先週の血統ピックアップ
・10/3 スプリンターズS(GI・中山・芝1200m)
好位のインを追走したピクシーナイトが直線で豪快に抜け出し、初のGIタイトルを獲得しました。2着レシステンシアにつけた「2馬身差」は1200mのGIとしては優秀で、過去10年間の当レースでは昨年のグランアレグリアと並んで最大です。3歳牡馬の勝利は98年のマイネルラヴ以来久々。開催時期が秋の中山に移行してからは初めてです。
父モーリスはこれがGI初勝利。スプリントタイプの種牡馬ではありませんが、母ピクシーホロウがキタサンミカヅキ(東京盃2回、東京スプリント)と同じ「キングヘイロー×サクラバクシンオー」なので、1200m戦への適性があります。モーリス自身がそうであったように、産駒も晩成傾向を感じさせるタイプが目に付き、3歳夏に上昇してきた馬は軽く扱うことはできません。

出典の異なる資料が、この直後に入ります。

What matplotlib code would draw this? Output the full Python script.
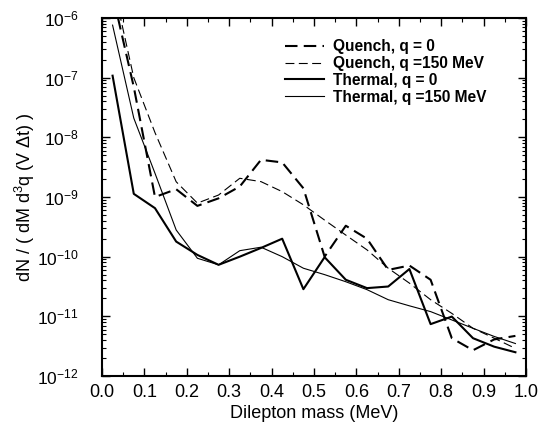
import matplotlib
matplotlib.use("Agg")
import matplotlib.pyplot as plt
from matplotlib.ticker import LogLocator, MultipleLocator, NullFormatter, FormatStrFormatter

plt.rcParams['font.family'] = ['Liberation Sans', 'DejaVu Sans']
plt.rcParams['mathtext.fontset'] = 'custom'
plt.rcParams['mathtext.rm'] = 'Liberation Sans'
plt.rcParams['mathtext.it'] = 'Liberation Sans:italic'
plt.rcParams['mathtext.default'] = 'regular'

mass = [0.025, 0.075, 0.125, 0.175, 0.225, 0.275, 0.325, 0.375, 0.425, 0.475,
        0.525, 0.575, 0.625, 0.675, 0.725, 0.775, 0.825, 0.875, 0.925, 0.975]

quench_q0 = [2.5e-6, 7.0e-8, 1.0e-9, 1.35e-9, 7.1e-10, 9.5e-10, 1.5e-9, 4.2e-9, 3.8e-9, 1.4e-9,
             1.0e-10, 3.3e-10, 2.0e-10, 6.0e-11, 7.1e-11, 4.1e-11, 4.3e-12, 2.7e-12, 4.1e-12, 4.7e-12]
quench_q150 = [4.0e-6, 1.0e-7, 1.2e-8, 1.8e-9, 7.9e-10, 1.08e-9, 2.06e-9, 1.81e-9, 1.23e-9, 7.4e-10,
               4.1e-10, 2.3e-10, 1.3e-10, 6.4e-11, 3.6e-11, 1.9e-11, 1.12e-11, 6.3e-12, 4.3e-12, 2.9e-12]
thermal_q0 = [1.08e-7, 1.13e-9, 6.5e-10, 1.79e-10, 1.07e-10, 7.3e-11, 1.0e-10, 1.4e-10, 2.0e-10, 2.85e-11,
              9.8e-11, 4.1e-11, 2.97e-11, 3.16e-11, 6.2e-11, 7.4e-12, 9.9e-12, 4.3e-12, 3.1e-12, 2.5e-12]
thermal_q150 = [7.6e-7, 2.1e-8, 2.5e-9, 2.8e-10, 9.4e-11, 7.3e-11, 1.26e-10, 1.44e-10, 1.0e-10, 6.4e-11,
                5.0e-11, 3.8e-11, 2.8e-11, 1.9e-11, 1.5e-11, 1.2e-11, 8.7e-12, 6.3e-12, 4.6e-12, 3.5e-12]

labels = ['Quench, q = 0', 'Quench, q =150 MeV', 'Thermal, q = 0', 'Thermal, q =150 MeV']

fig = plt.figure(figsize=(5.39, 4.26), dpi=100)
ax = fig.add_axes([0.1892, 0.1174, 0.7867, 0.8403])

ax.plot(mass, quench_q0, color='black', lw=1.5, dashes=(6, 3), label=labels[0])
ax.plot(mass, quench_q150, color='black', lw=0.8, dashes=(8, 4), label=labels[1])
ax.plot(mass, thermal_q0, color='black', lw=1.5, label=labels[2])
ax.plot(mass, thermal_q150, color='black', lw=0.8, label=labels[3])

ax.set_yscale('log')
ax.set_xlim(0.0, 1.0)
ax.set_ylim(1e-12, 1e-6)
ax.xaxis.set_major_locator(MultipleLocator(0.1))
ax.xaxis.set_minor_locator(MultipleLocator(0.05))
ax.xaxis.set_major_formatter(FormatStrFormatter('%.1f'))
ax.yaxis.set_major_locator(LogLocator(base=10, numticks=10))
ax.yaxis.set_minor_locator(LogLocator(base=10, subs=range(2, 10), numticks=20))
ax.yaxis.set_minor_formatter(NullFormatter())

ax.tick_params(which='both', direction='in', top=True, right=True)
ax.tick_params(which='major', length=6, width=1.0)
ax.tick_params(axis='x', which='major', labelsize=13, pad=6)
ax.tick_params(axis='y', which='major', labelsize=12.5, pad=17)
ax.tick_params(which='minor', length=3, width=0.8)
for s in ax.spines.values():
    s.set_linewidth(1.5)

ax.set_xlabel('Dilepton mass (MeV)', fontsize=13, labelpad=3)
ax.set_ylabel(r'dN / ( dM d$^3$q (V $\Delta$t) )', fontsize=13, labelpad=0)

leg = ax.legend(loc='upper right', frameon=False, prop={'weight': 'bold', 'size': 11.2},
                handlelength=2.5, handletextpad=0.6, labelspacing=0.12,
                bbox_to_anchor=(0.94, 0.98))

fig.savefig('out.png', dpi=100)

「母の父キングヘイロー」については当欄で繰り返し触れていますが、ディープボンド、アサマノイタズラ、メイショウムラクモ、ヴァイスメテオール、ジョーストリクトリ、キングズガードなど次々と重賞勝ち馬を出しています。ピクシーナイトは3歳秋の時点ですでにこの強さですから前途洋々です。
・10/3 凱旋門賞(仏G1・パリロンシャン・芝2400m)
人気薄の4歳牡馬トルカータータッソが中団追走から差し切って優勝、ドイツ調教馬が10年ぶり、通算3回目の凱旋門賞制覇を成し遂げました(他の2頭は1975年のスターアピールと2011年のデインドリーム)。
勝ち馬は昨年のドイツ年度代表馬で、これまでにベルリン大賞(独G1・芝2400m)、バーデン大賞(独G1・芝2400m)などを制しています。とはいえ、前走までドイツ国外で走った経験がなく、ここ最近のドイツ調教馬は以前ほど国際レースで活躍していない現状を踏まえると、評価するのは難しい馬でした。
道悪が大きな助けとなったのは間違いありません。ドイツは年間のサラブレッド生産頭数が1000頭に満たないのですが、それでいて定期的にこうした大物を送り出すのですからさすがというべきでしょう。
父アドラーフルークはサドラーズウェルズ系で、2020年の独リーディングサイアー。トルカータータッソ自身はアルヤ=アレグレッタ3×4という鮮やかな全姉妹クロスを持ちます。アレグレッタは名牝アーバンシーの母で、名種牡馬ガリレオやシーザスターズの2代母としても有名です。トルカータータッソはこの2頭の血を持たず、それ以外のラインを使って全姉妹クロスを実現しています。
今週の血統注目馬は?
・10/10 六社S(3勝クラス・東京・芝2400m)
東京芝2400mと相性のいい種牡馬はルーラーシップ。2011年以降、当コースで産駒が20走以上した38頭の種牡馬のなかで、連対率28.7%は第1位という優秀な成績です。このレースにはウォーターパルフェ、キタサンバルカン、タイセイモナークの3頭が登録しています。いずれも休み明けなので仕上がり具合に注意が必要です。
今週の血統Tips
秋の中山・中京開催が終了した時点の2歳種牡馬ランキング(中央)を見てみると、今年は大混戦です。収得賞金は1位ドゥラメンテ、2位ドレフォン、3位シルバーステートの順。ドレフォンとダイワメジャーは重賞を勝っています。勝利数もドゥラメンテが13勝とトップに立っており、12勝でドレフォン、ロードカナロア、ハービンジャー、ディープインパクトの4頭が並んでいます。
ディープインパクトは序盤こそ出脚が鈍かったものの、徐々にエンジンが掛かり、9月以降[8-3-0-4]という成績。一気に先頭集団に並んできました。“38戦12勝”という成績の素晴らしさは、ドレフォン(90戦12勝)、ドゥラメンテ(113戦13勝)、ロードカナロア(76戦12勝)、ハービンジャー(83戦12勝)と比較すると一目瞭然です。アベレージが段違いです。
例年通り秋競馬で追いつき、突き抜ける展開が見えてきました。新種牡馬のなかにも高いアベレージをマークしている種牡馬がいます。キタサンブラックです。“38戦10勝”という数字は、ディープインパクトには及ばないものの、それに迫る優秀なもので高く評価できます。新種牡馬は他にもシルバーステートが67戦11勝と、初年度の種付け料が80万円だったとは思えない活躍ぶり。ドレフォンだけでなく今年の新種牡馬は粒ぞろいです。